Task instructions: The listing below should be printed exactly, every line of it. Skip the pictures.

[BEGIN Source excerpt]

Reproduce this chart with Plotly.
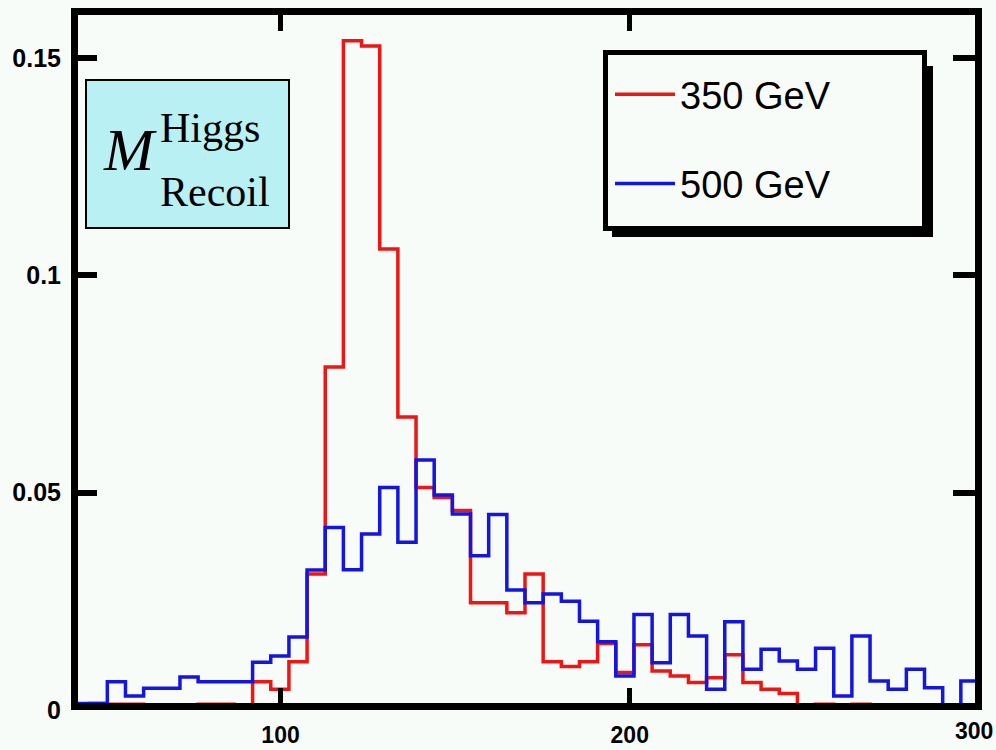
import plotly.graph_objects as go

# ---- data ----
x_lo, x_hi, n_bins = 40.0, 300.0, 50
bin_edges = [x_lo + i * (x_hi - x_lo) / n_bins for i in range(n_bins + 1)]

red_350 = [0.0, 0.0015, 0.0013, 0.0013, 0.0, 0.0, 0.0, 0.0013, 0.0013, 0.0,
           0.0065, 0.0048, 0.0111, 0.0313, 0.0789, 0.1540, 0.1528, 0.1061, 0.0674, 0.0512,
           0.0489, 0.0459, 0.0247, 0.0247, 0.0224, 0.0313, 0.0111, 0.0100, 0.0111, 0.0153,
           0.0086, 0.0150, 0.0090, 0.0078, 0.0063, 0.0074, 0.0127, 0.0063, 0.0048, 0.0038,
           0.0, 0.0013, 0.0, 0.0013, 0.0, 0.0, 0.0, 0.0, 0.0, 0.0]

blue_500 = [0.0015, 0.0015, 0.0065, 0.0032, 0.0050, 0.0050, 0.0076, 0.0065, 0.0065, 0.0065,
            0.0110, 0.0124, 0.0168, 0.0322, 0.0420, 0.0323, 0.0405, 0.0512, 0.0386, 0.0575,
            0.0495, 0.0451, 0.0355, 0.0450, 0.0276, 0.0247, 0.0267, 0.0250, 0.0204, 0.0157,
            0.0078, 0.0220, 0.0109, 0.0220, 0.0170, 0.0048, 0.0203, 0.0094, 0.0140, 0.0113,
            0.0094, 0.0142, 0.0032, 0.0170, 0.0067, 0.0048, 0.0094, 0.0051, 0.0, 0.0067]

series_names = ["350 GeV", "500 GeV"]
x_tickvals = [100, 200, 300]
x_ticktext = ["100", "200", "300"]
y_tickvals = [0, 0.05, 0.1, 0.15]
y_ticktext = ["0", "0.05", "0.1", "0.15"]
y_max = 0.1613

# ---- layout geometry (pixels) ----
W, H = 996, 750
ML, MR, MT, MB = 71, 17, 9, 40
PW, PH = W - ML - MR, H - MT - MB
BG = "#f8fcf8"


def pxx(px):
    return (px - ML) / PW


def pxy(py):
    return (H - MB - py) / PH


def step(vals):
    return bin_edges, list(vals) + [vals[-1]]


fig = go.Figure()
for name, vals, col, grp in [(series_names[0], red_350, "#ee1515", "a"),
                             (series_names[1], blue_500, "#1515e0", "b")]:
    xs, ys = step(vals)
    fig.add_trace(go.Scatter(x=xs, y=ys, mode="lines", name=name,
                             legendgroup=grp,
                             line=dict(color=col, width=3.5, shape="hv")))

axis_common = dict(showgrid=False, zeroline=False, showline=False,
                   mirror="ticks", ticks="inside", tickcolor="black",
                   ticklabeloverflow="allow", automargin=False)

xtick_font = dict(family="Liberation Sans", size=23, color="black", weight="bold")
# the last x label sits at the very edge of the page: it is drawn as an
# annotation pulled just inside the page so it is not clipped
fig.update_xaxes(range=[x_lo, x_hi], tickvals=x_tickvals,
                 ticktext=x_ticktext[:-1] + [""],
                 ticklen=22, tickwidth=5, ticklabelstandoff=9,
                 tickfont=xtick_font, **axis_common)
fig.update_yaxes(range=[0, y_max], tickvals=y_tickvals, ticktext=y_ticktext,
                 ticklen=26, tickwidth=6, ticklabelstandoff=9,
                 tickfont=dict(family="Liberation Sans", size=25, color="black",
                               weight="bold"),
                 **axis_common)
fig.add_annotation(xref="paper", yref="paper", x=pxx(995), y=pxy(716),
                   xanchor="right", yanchor="top", showarrow=False,
                   text=x_ticktext[-1], font=xtick_font)

# thick frame
fig.add_shape(type="rect", xref="paper", yref="paper",
              x0=pxx(74.5), x1=pxx(978.5), y0=pxy(706.5), y1=pxy(11.5),
              line=dict(color="black", width=7), fillcolor="rgba(0,0,0,0)",
              layer="above")

# Label box  M^Higgs_Recoil
fig.add_shape(type="rect", xref="paper", yref="paper",
              x0=pxx(86), x1=pxx(289), y0=pxy(228), y1=pxy(80),
              fillcolor="#b8f0f4", line=dict(color="black", width=2), layer="above")
fig.add_annotation(xref="paper", yref="paper", x=pxx(101), y=pxy(150),
                   xanchor="left", yanchor="middle", showarrow=False,
                   text="<i>M</i>",
                   font=dict(family="Liberation Serif", size=60, color="black"))
fig.add_annotation(xref="paper", yref="paper", x=pxx(158), y=pxy(128),
                   xanchor="left", yanchor="middle", showarrow=False,
                   text="Higgs",
                   font=dict(family="Liberation Serif", size=42, color="black"))
fig.add_annotation(xref="paper", yref="paper", x=pxx(158), y=pxy(192),
                   xanchor="left", yanchor="middle", showarrow=False,
                   text="Recoil",
                   font=dict(family="Liberation Serif", size=42, color="black"))

# legend frame with shadow
fig.add_shape(type="rect", xref="paper", yref="paper",
              x0=pxx(612), x1=pxx(933), y0=pxy(237), y1=pxy(66),
              fillcolor="black", line=dict(width=0), layer="above")
fig.add_shape(type="rect", xref="paper", yref="paper",
              x0=pxx(605.5), x1=pxx(924.5), y0=pxy(228.5), y1=pxy(52.5),
              fillcolor=BG, line=dict(color="black", width=5), layer="above")

fig.update_layout(
    width=W, height=H,
    margin=dict(l=ML, r=MR, t=MT, b=MB, autoexpand=False),
    paper_bgcolor=BG, plot_bgcolor=BG,
    showlegend=True,
    legend=dict(x=pxx(610), y=pxy(63), xanchor="left", yanchor="top",
                bgcolor="rgba(0,0,0,0)", borderwidth=0,
                font=dict(family="Liberation Sans", size=38, color="black"),
                itemwidth=60, tracegroupgap=37, traceorder="grouped"),
)

fig.write_html("out.html")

[END Source excerpt]

Complete output:
Reproduce this chart with Plotly.
import plotly.graph_objects as go

# ---- data ----
x_lo, x_hi, n_bins = 40.0, 300.0, 50
bin_edges = [x_lo + i * (x_hi - x_lo) / n_bins for i in range(n_bins + 1)]

red_350 = [0.0, 0.0015, 0.0013, 0.0013, 0.0, 0.0, 0.0, 0.0013, 0.0013, 0.0,
           0.0065, 0.0048, 0.0111, 0.0313, 0.0789, 0.1540, 0.1528, 0.1061, 0.0674, 0.0512,
           0.0489, 0.0459, 0.0247, 0.0247, 0.0224, 0.0313, 0.0111, 0.0100, 0.0111, 0.0153,
           0.0086, 0.0150, 0.0090, 0.0078, 0.0063, 0.0074, 0.0127, 0.0063, 0.0048, 0.0038,
           0.0, 0.0013, 0.0, 0.0013, 0.0, 0.0, 0.0, 0.0, 0.0, 0.0]

blue_500 = [0.0015, 0.0015, 0.0065, 0.0032, 0.0050, 0.0050, 0.0076, 0.0065, 0.0065, 0.0065,
            0.0110, 0.0124, 0.0168, 0.0322, 0.0420, 0.0323, 0.0405, 0.0512, 0.0386, 0.0575,
            0.0495, 0.0451, 0.0355, 0.0450, 0.0276, 0.0247, 0.0267, 0.0250, 0.0204, 0.0157,
            0.0078, 0.0220, 0.0109, 0.0220, 0.0170, 0.0048, 0.0203, 0.0094, 0.0140, 0.0113,
            0.0094, 0.0142, 0.0032, 0.0170, 0.0067, 0.0048, 0.0094, 0.0051, 0.0, 0.0067]

series_names = ["350 GeV", "500 GeV"]
x_tickvals = [100, 200, 300]
x_ticktext = ["100", "200", "300"]
y_tickvals = [0, 0.05, 0.1, 0.15]
y_ticktext = ["0", "0.05", "0.1", "0.15"]
y_max = 0.1613

# ---- layout geometry (pixels) ----
W, H = 996, 750
ML, MR, MT, MB = 71, 17, 9, 40
PW, PH = W - ML - MR, H - MT - MB
BG = "#f8fcf8"


def pxx(px):
    return (px - ML) / PW


def pxy(py):
    return (H - MB - py) / PH


def step(vals):
    return bin_edges, list(vals) + [vals[-1]]


fig = go.Figure()
for name, vals, col, grp in [(series_names[0], red_350, "#ee1515", "a"),
                             (series_names[1], blue_500, "#1515e0", "b")]:
    xs, ys = step(vals)
    fig.add_trace(go.Scatter(x=xs, y=ys, mode="lines", name=name,
                             legendgroup=grp,
                             line=dict(color=col, width=3.5, shape="hv")))

axis_common = dict(showgrid=False, zeroline=False, showline=False,
                   mirror="ticks", ticks="inside", tickcolor="black",
                   ticklabeloverflow="allow", automargin=False)

xtick_font = dict(family="Liberation Sans", size=23, color="black", weight="bold")
# the last x label sits at the very edge of the page: it is drawn as an
# annotation pulled just inside the page so it is not clipped
fig.update_xaxes(range=[x_lo, x_hi], tickvals=x_tickvals,
                 ticktext=x_ticktext[:-1] + [""],
                 ticklen=22, tickwidth=5, ticklabelstandoff=9,
                 tickfont=xtick_font, **axis_common)
fig.update_yaxes(range=[0, y_max], tickvals=y_tickvals, ticktext=y_ticktext,
                 ticklen=26, tickwidth=6, ticklabelstandoff=9,
                 tickfont=dict(family="Liberation Sans", size=25, color="black",
                               weight="bold"),
                 **axis_common)
fig.add_annotation(xref="paper", yref="paper", x=pxx(995), y=pxy(716),
                   xanchor="right", yanchor="top", showarrow=False,
                   text=x_ticktext[-1], font=xtick_font)

# thick frame
fig.add_shape(type="rect", xref="paper", yref="paper",
              x0=pxx(74.5), x1=pxx(978.5), y0=pxy(706.5), y1=pxy(11.5),
              line=dict(color="black", width=7), fillcolor="rgba(0,0,0,0)",
              layer="above")

# Label box  M^Higgs_Recoil
fig.add_shape(type="rect", xref="paper", yref="paper",
              x0=pxx(86), x1=pxx(289), y0=pxy(228), y1=pxy(80),
              fillcolor="#b8f0f4", line=dict(color="black", width=2), layer="above")
fig.add_annotation(xref="paper", yref="paper", x=pxx(101), y=pxy(150),
                   xanchor="left", yanchor="middle", showarrow=False,
                   text="<i>M</i>",
                   font=dict(family="Liberation Serif", size=60, color="black"))
fig.add_annotation(xref="paper", yref="paper", x=pxx(158), y=pxy(128),
                   xanchor="left", yanchor="middle", showarrow=False,
                   text="Higgs",
                   font=dict(family="Liberation Serif", size=42, color="black"))
fig.add_annotation(xref="paper", yref="paper", x=pxx(158), y=pxy(192),
                   xanchor="left", yanchor="middle", showarrow=False,
                   text="Recoil",
                   font=dict(family="Liberation Serif", size=42, color="black"))

# legend frame with shadow
fig.add_shape(type="rect", xref="paper", yref="paper",
              x0=pxx(612), x1=pxx(933), y0=pxy(237), y1=pxy(66),
              fillcolor="black", line=dict(width=0), layer="above")
fig.add_shape(type="rect", xref="paper", yref="paper",
              x0=pxx(605.5), x1=pxx(924.5), y0=pxy(228.5), y1=pxy(52.5),
              fillcolor=BG, line=dict(color="black", width=5), layer="above")

fig.update_layout(
    width=W, height=H,
    margin=dict(l=ML, r=MR, t=MT, b=MB, autoexpand=False),
    paper_bgcolor=BG, plot_bgcolor=BG,
    showlegend=True,
    legend=dict(x=pxx(610), y=pxy(63), xanchor="left", yanchor="top",
                bgcolor="rgba(0,0,0,0)", borderwidth=0,
                font=dict(family="Liberation Sans", size=38, color="black"),
                itemwidth=60, tracegroupgap=37, traceorder="grouped"),
)

fig.write_html("out.html")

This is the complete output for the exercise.